1. Desfaçamos já um preconceito. Ou, se possível, dois.
A Quaresma não é, necessariamente, um tempo triste. E a tristeza não tem de ser sempre uma coisa negativa.
2. A alegria é certamente saudável. Mas nem toda a tristeza será doentia.
Uma certa tristeza tornará ainda mais valiosa a própria alegria. Era talvez por isso que Kahil Gibran achava que «aquele que nunca viu a tristeza nunca reconhecerá a alegria».
3. A vida é composta de tudo. A sabedoria budista preceitua: «Assim como a terra recebe com serenidade tudo o que se atira sobre ela, assim também aceitarás com serenidade tanto a alegria como a tristeza, se pretendes atingir a sabedoria».

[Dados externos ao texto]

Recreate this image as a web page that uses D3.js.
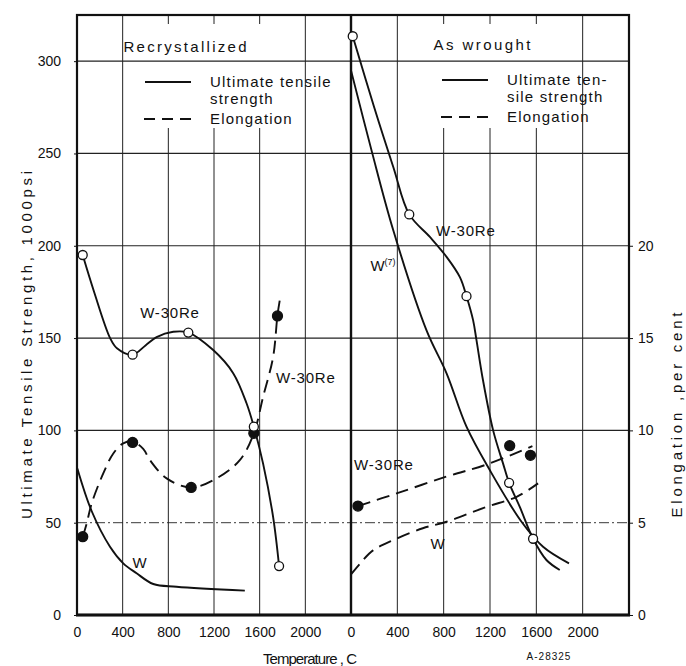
<!DOCTYPE html>
<html>
<head>
<meta charset="utf-8">
<script src="https://cdn.jsdelivr.net/npm/d3@7"></script>
<style>
  body { margin: 0; background: #fff; }
  text { font-family: "Liberation Sans", Arial, sans-serif; fill: #111; }
</style>
</head>
<body>
<div id="chart"></div>
<script>
// Axis ticks
var tempTicks = [0, 400, 800, 1200, 1600, 2000];
var utsTicks = [0, 50, 100, 150, 200, 250, 300];
var elongTicks = [0, 5, 10, 15, 20];

// Recrystallized panel: [temperature C, value]
var recW30ReUts = [[50,195],[150,175],[290,150],[350,144.5],[487,141],[600,146],[697,150.5],[843,153.4],[975,153],[1193,143.5],[1368,131],[1485,114.7],[1549,102],[1630,82],[1718,53],[1770,26.5]];
var recW30ReUtsPts = [[50,195],[487,141],[975,153],[1549,102],[1770,26.5]];
var recW30ReElong = [[50,4.24],[85,4.96],[129,6.05],[230,7.67],[318,8.75],[405,9.3],[487,9.4],[580,9.0],[639,8.39],[785,7.4],[1000,6.91],[1222,7.4],[1426,8.39],[1549,9.84],[1630,11.82],[1718,13.98],[1756,16.24],[1776,17.05]];
var recW30ReElongPts = [[50,4.24],[487,9.35],[1000,6.91],[1549,9.84],[1756,16.2]];
var recWUts = [[3,79.4],[129,56.2],[289,37],[405,28],[522,22.6],[668,16.8],[872,15.3],[1470,13.2]];

// As wrought panel
var wroW30ReUts = [[15,313.5],[200,275],[365,242.7],[503,217],[681,204.8],[825,194],[940,183],[997,172.7],[1054,159.7],[1083,149],[1140,127],[1227,100],[1313,82],[1365,71.6],[1457,58.6],[1572,41.3],[1687,29.8],[1802,24.4]];
var wroW30ReUtsPts = [[15,313.5],[503,217],[997,172.7],[1365,71.6],[1572,41.3]];
var wroWUts = [[0,295],[180,251],[365,208.4],[653,154],[825,130.9],[997,102],[1198,78.5],[1472,50.5],[1658,37],[1882,28]];
var wroW30ReElong = [[60,5.9],[400,6.6],[825,7.5],[1170,8.15],[1566,9.15]];
var wroW30ReElongPts = [[60,5.9],[1370,9.17],[1549,8.65]];
var wroWElong = [[0,2.2],[80,2.8],[190,3.5],[365,4.06],[620,4.7],[825,5.05],[1170,5.86],[1430,6.4],[1615,7.13]];

// Curve labels: panel, temperature, strength, text
var curveLabels = [
  ["L", 814, 163.5, "W-30Re"],
  ["L", 2004, 128.3, "W-30Re"],
  ["L", 551, 28.2, "W"],
  ["R", 991, 208.4, "W-30Re"],
  ["R", 284, 81.2, "W-30Re"],
  ["R", 750, 38.4, "W"]
];

var svg = d3.select("#chart").append("svg")
  .attr("width", 686)
  .attr("height", 666);

var xL = d3.scaleLinear().domain([0, 2400]).range([77, 351]);
var xR = d3.scaleLinear().domain([0, 2400]).range([351, 629]);
var y = d3.scaleLinear().domain([0, 325]).range([615, 15]);
var yE = d3.scaleLinear().domain([0, 32.5]).range([615, 15]);

var plotTop = y(325), plotBottom = y(0), legendBottom = 128;

// Grid: vertical lines
[xL, xR].forEach(function(x) {
  tempTicks.slice(1).forEach(function(t) {
    if (t == 400 || t == 2000) {
      svg.append("line").attr("x1", x(t)).attr("x2", x(t)).attr("y1", plotTop).attr("y2", plotBottom)
        .attr("stroke", "#222").attr("stroke-width", 1);
    } else {
      svg.append("line").attr("x1", x(t)).attr("x2", x(t)).attr("y1", plotTop).attr("y2", plotTop + 9)
        .attr("stroke", "#222").attr("stroke-width", 1);
      svg.append("line").attr("x1", x(t)).attr("x2", x(t)).attr("y1", legendBottom).attr("y2", plotBottom)
        .attr("stroke", "#222").attr("stroke-width", 1);
    }
  });
});

// Grid: horizontal lines
utsTicks.slice(1).forEach(function(v) {
  svg.append("line").attr("x1", xL(0)).attr("x2", xR(2400)).attr("y1", y(v)).attr("y2", y(v))
    .attr("stroke", "#222").attr("stroke-width", v == 50 ? 0.9 : 1.2)
    .attr("stroke-dasharray", v == 50 ? "10,3,2,3" : null);
});

// Frame
svg.append("rect").attr("x", xL(0)).attr("y", plotTop).attr("width", xR(2400) - xL(0)).attr("height", plotBottom - plotTop)
  .attr("fill", "none").attr("stroke", "#111").attr("stroke-width", 2.2);
svg.append("line").attr("x1", xL(0) - 1).attr("x2", xR(2400) + 1).attr("y1", plotBottom).attr("y2", plotBottom)
  .attr("stroke", "#111").attr("stroke-width", 3.2);
svg.append("line").attr("x1", xR(0)).attr("x2", xR(0)).attr("y1", plotTop).attr("y2", plotBottom)
  .attr("stroke", "#111").attr("stroke-width", 2.4);

// Axes
var gl = svg.append("g").attr("transform", `translate(${xL(0)},0)`)
  .call(d3.axisLeft(y).tickValues(utsTicks).tickSize(3).tickPadding(13));
var gr = svg.append("g").attr("transform", `translate(${xR(2400)},0)`)
  .call(d3.axisRight(yE).tickValues(elongTicks).tickSize(4).tickPadding(5));
var gbl = svg.append("g").attr("transform", `translate(0,${plotBottom})`)
  .call(d3.axisBottom(xL).tickValues(tempTicks).tickFormat(d3.format("d")).tickSize(0).tickPadding(12));
var gbr = svg.append("g").attr("transform", `translate(0,${plotBottom})`)
  .call(d3.axisBottom(xR).tickValues(tempTicks).tickFormat(d3.format("d")).tickSize(0).tickPadding(12));
[gl, gr, gbl, gbr].forEach(function(g) {
  g.select(".domain").remove();
  g.selectAll("line").attr("stroke", "#111");
  g.selectAll("text").attr("font-size", 14).attr("fill", "#111")
    .style("font-family", "'Liberation Sans', Arial, sans-serif");
});

// Axis titles
svg.append("text")
  .attr("transform", "translate(27,345) rotate(-90)")
  .attr("text-anchor", "middle").attr("dy", "0.35em")
  .attr("font-size", 15).attr("textLength", 348).attr("lengthAdjust", "spacing")
  .text("Ultimate Tensile Strength, 1000psi");
svg.append("text")
  .attr("transform", "translate(677,415) rotate(-90)")
  .attr("text-anchor", "middle").attr("dy", "0.35em")
  .attr("font-size", 15).attr("textLength", 205).attr("lengthAdjust", "spacing")
  .text("Elongation ,per cent");
svg.append("text")
  .attr("x", 310).attr("y", 664)
  .attr("text-anchor", "middle")
  .attr("font-size", 15).attr("textLength", 94).attr("lengthAdjust", "spacing")
  .text("Temperature , C");
svg.append("text")
  .attr("x", 549).attr("y", 660)
  .attr("text-anchor", "middle")
  .attr("font-size", 10).attr("letter-spacing", 1)
  .text("A-28325");

// Panel headers
svg.append("text").attr("x", 185).attr("y", 47).attr("dy", "0.35em").attr("text-anchor", "middle")
  .attr("font-size", 15).attr("textLength", 123).attr("lengthAdjust", "spacing").text("Recrystallized");
svg.append("text").attr("x", 482).attr("y", 45).attr("dy", "0.35em").attr("text-anchor", "middle")
  .attr("font-size", 15).attr("textLength", 97).attr("lengthAdjust", "spacing").text("As wrought");

// Legends
function legend(x0, y0, lines) {
  svg.append("line").attr("x1", x0).attr("x2", x0 + 46).attr("y1", y0).attr("y2", y0)
    .attr("stroke", "#111").attr("stroke-width", 1.8);
  svg.append("line").attr("x1", x0 - 1).attr("x2", x0 + 47).attr("y1", y0 + 37).attr("y2", y0 + 37)
    .attr("stroke", "#111").attr("stroke-width", 1.8).attr("stroke-dasharray", "11,7");
  lines.forEach(function(s, i) {
    svg.append("text").attr("x", x0 + 65).attr("y", y0 + [0, 17, 37][i]).attr("dy", "0.35em")
      .attr("font-size", 15).attr("letter-spacing", 1.2).text(s);
  });
}
legend(145, 82, ["Ultimate tensile", "strength", "Elongation"]);
legend(442, 80, ["Ultimate ten-", "sile strength", "Elongation"]);

// Curves
var line = d3.line().curve(d3.curveCatmullRom.alpha(0.5));
function curve(data, x, yy, dashed) {
  svg.append("path")
    .attr("d", line(data.map(d => [x(d[0]), yy(d[1])])))
    .attr("fill", "none").attr("stroke", "#111").attr("stroke-width", 1.9)
    .attr("stroke-dasharray", dashed ? "13,7" : null);
}
function points(data, x, yy, open) {
  svg.selectAll(null).data(data).enter().append("circle")
    .attr("cx", d => x(d[0])).attr("cy", d => yy(d[1]))
    .attr("r", open ? 4.5 : 5)
    .attr("fill", open ? "#fff" : "#111")
    .attr("stroke", "#111").attr("stroke-width", 1.3);
}

curve(recWUts, xL, y, false);
curve(recW30ReUts, xL, y, false);
curve(recW30ReElong, xL, yE, true);
curve(wroWUts, xR, y, false);
curve(wroW30ReUts, xR, y, false);
curve(wroW30ReElong, xR, yE, true);
curve(wroWElong, xR, yE, true);

points(recW30ReElongPts, xL, yE, false);
points(recW30ReUtsPts, xL, y, true);
points(wroW30ReElongPts, xR, yE, false);
points(wroW30ReUtsPts, xR, y, true);

// Curve labels
curveLabels.forEach(function(l) {
  var x = l[0] == "L" ? xL : xR;
  svg.append("text").attr("x", x(l[1])).attr("y", y(l[2])).attr("dy", "0.35em")
    .attr("text-anchor", "middle").attr("font-size", 15).attr("letter-spacing", 0.8)
    .text(l[3]);
});
var w7 = svg.append("text").attr("x", xR(276)).attr("y", y(189)).attr("dy", "0.35em")
  .attr("text-anchor", "middle").attr("font-size", 15);
w7.append("tspan").text("W");
w7.append("tspan").attr("font-size", 9).attr("dy", "-0.7em").text("(7)");
</script>
</body>
</html>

Porventura para nosso espanto, Jaime Milheiro considera que «só poderá saborear as verdadeiras alegrias quem tiver a capacidade de se entristecer e de se percorrer em tal sentimento, sem a obrigatoriedade de lhe fugir».
4. Aliás, uma alegria meramente folgazã pode ser o alarme de uma existência vazia, sem vontade de mudança.
Por outro lado, uma pessoa triste não é, necessariamente, uma pessoa desalentada nem derrotada. Pode ser uma pessoa consciente, insatisfeita com o presente e à procura de mudanças para o futuro.
5. S. Paulo, munido de grandes doses de psicologia teologal, exaltava a «tristeza segundo Deus» (2 Cor 7, 10).
Ser visitado pela tristeza pode não ser o mesmo que ser tentado pelo desânimo. Pode significar, antes, determinação em seguir por caminhos novos.
6. Bento XVI entendia que «há duas espécies de tristeza: uma que perdeu a esperança, que deixou de confiar no amor e na verdade e, consequentemente, destrói o homem por dentro; mas há também a tristeza que deriva da comoção provocada pela verdade e leva o homem à conversão, à resistência contra o mal. Esta tristeza cura, porque ensina o homem a esperar e a amar de novo».
Será por isso que a Bíblia diz que a tristeza é melhor que o riso (cf. Ecle 7, 3)?
7. Eric Wilson defendia que «a tristeza ensina a ver a realidade».
E foi assim que Zita Seabra notou que «se aprende muito com a tristeza».
8. Definitivamente, a existência não é unicolor. Respeitemos os tons polifónicos da vida.
Não recusemos, obviamente, a alegria. Mas também não fujamos da tristeza.
9. Afinal, muita coisa pode surgir mesmo que tudo pareça estar a cair!